What you need to do:
Omit every picture and return the rest of the data unaltered.

::::::

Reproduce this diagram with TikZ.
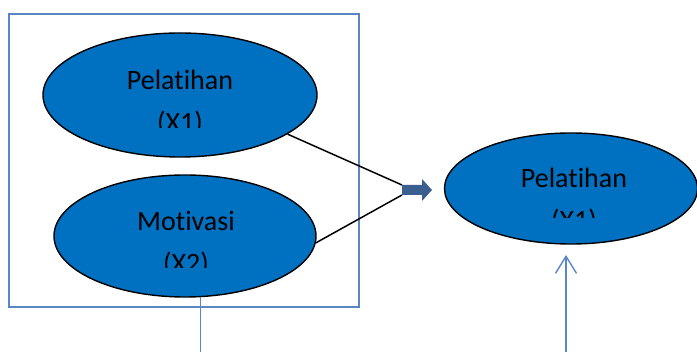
\documentclass[tikz,border=0pt]{standalone}
\usepackage{fontspec}
\setmainfont{Carlito}[Ligatures={NoCommon,NoRare,NoContextual}]
\usetikzlibrary{shapes.geometric,arrows.meta}
\definecolor{frameblue}{HTML}{5A86C3}
\definecolor{ellblue}{HTML}{0070C0}
\definecolor{arrblue}{HTML}{3A5E8E}
\tikzset{
  var/.style={ellipse,draw=black,line width=1.4pt,fill=ellblue,inner sep=0pt},
  frame/.style={rectangle,draw=frameblue,line width=1.4pt,inner sep=0pt},
  lbl/.style={anchor=base,font=\fontsize{28}{34}\selectfont,text=black,inner sep=0pt},
  conn/.style={draw=black,line width=1.5pt},
  bline/.style={draw=frameblue,line width=1.4pt}
}
\begin{document}
\begin{tikzpicture}[x=1pt,y=-1pt]
\useasboundingbox (0,0) rectangle (697,352);
% frame
\node[frame,minimum width=350pt,minimum height=293pt] (box) at (184,160.5) {};
% ellipses
\node[var,minimum width=274pt,minimum height=124pt] (e1) at (180,95) {};
\node[var,minimum width=262pt,minimum height=122pt] (e2) at (185,236) {};
\node[var,minimum width=253pt,minimum height=111pt] (e3) at (571,188.5) {};
% labels (clipped as in the reference)
\begin{scope}
\clip (0,0) rectangle (360,128);
\node[lbl] (t1a) at (180,89.5) {Pelat\kern0pt ihan};
\node[lbl] (t1b) at (180,131.5) {(X1)};
\end{scope}
\begin{scope}
\clip (0,140) rectangle (360,268);
\node[lbl] (t2a) at (186,231) {Motivasi};
\node[lbl] (t2b) at (186,272.5) {(X2)};
\end{scope}
\begin{scope}
\clip (440,130) rectangle (697,218);
\node[lbl] (t3a) at (574,187.5) {Pelat\kern0pt ihan};
\node[lbl] (t3b) at (574,229.5) {(X1)};
\end{scope}
% block arrow
\coordinate (ta) at (402,185);
\coordinate (tb) at (402,195);
\fill[arrblue] (ta) -- (422,185) -- (422,179) -- (432,190) -- (422,201) -- (422,195) -- (tb) -- cycle;
% connectors
\draw[conn] (e1.-20) -- (ta);
\draw[conn] (e2.-3) -- (tb);
% vertical lines
\coordinate (b1) at (200,352);
\draw[bline] (e2.-76) -- (e2.-76 |- b1);
\coordinate (b2) at (566,352);
\coordinate (h2) at (566,255);
\draw[bline,-{Straight Barb[length=17pt,width=21pt,line width=1.4pt]}] (b2) -- (h2);
\end{tikzpicture}
\end{document}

::::::

Output of the exercise:
Reproduce this diagram with TikZ.
\documentclass[tikz,border=0pt]{standalone}
\usepackage{fontspec}
\setmainfont{Carlito}[Ligatures={NoCommon,NoRare,NoContextual}]
\usetikzlibrary{shapes.geometric,arrows.meta}
\definecolor{frameblue}{HTML}{5A86C3}
\definecolor{ellblue}{HTML}{0070C0}
\definecolor{arrblue}{HTML}{3A5E8E}
\tikzset{
  var/.style={ellipse,draw=black,line width=1.4pt,fill=ellblue,inner sep=0pt},
  frame/.style={rectangle,draw=frameblue,line width=1.4pt,inner sep=0pt},
  lbl/.style={anchor=base,font=\fontsize{28}{34}\selectfont,text=black,inner sep=0pt},
  conn/.style={draw=black,line width=1.5pt},
  bline/.style={draw=frameblue,line width=1.4pt}
}
\begin{document}
\begin{tikzpicture}[x=1pt,y=-1pt]
\useasboundingbox (0,0) rectangle (697,352);
% frame
\node[frame,minimum width=350pt,minimum height=293pt] (box) at (184,160.5) {};
% ellipses
\node[var,minimum width=274pt,minimum height=124pt] (e1) at (180,95) {};
\node[var,minimum width=262pt,minimum height=122pt] (e2) at (185,236) {};
\node[var,minimum width=253pt,minimum height=111pt] (e3) at (571,188.5) {};
% labels (clipped as in the reference)
\begin{scope}
\clip (0,0) rectangle (360,128);
\node[lbl] (t1a) at (180,89.5) {Pelat\kern0pt ihan};
\node[lbl] (t1b) at (180,131.5) {(X1)};
\end{scope}
\begin{scope}
\clip (0,140) rectangle (360,268);
\node[lbl] (t2a) at (186,231) {Motivasi};
\node[lbl] (t2b) at (186,272.5) {(X2)};
\end{scope}
\begin{scope}
\clip (440,130) rectangle (697,218);
\node[lbl] (t3a) at (574,187.5) {Pelat\kern0pt ihan};
\node[lbl] (t3b) at (574,229.5) {(X1)};
\end{scope}
% block arrow
\coordinate (ta) at (402,185);
\coordinate (tb) at (402,195);
\fill[arrblue] (ta) -- (422,185) -- (422,179) -- (432,190) -- (422,201) -- (422,195) -- (tb) -- cycle;
% connectors
\draw[conn] (e1.-20) -- (ta);
\draw[conn] (e2.-3) -- (tb);
% vertical lines
\coordinate (b1) at (200,352);
\draw[bline] (e2.-76) -- (e2.-76 |- b1);
\coordinate (b2) at (566,352);
\coordinate (h2) at (566,255);
\draw[bline,-{Straight Barb[length=17pt,width=21pt,line width=1.4pt]}] (b2) -- (h2);
\end{tikzpicture}
\end{document}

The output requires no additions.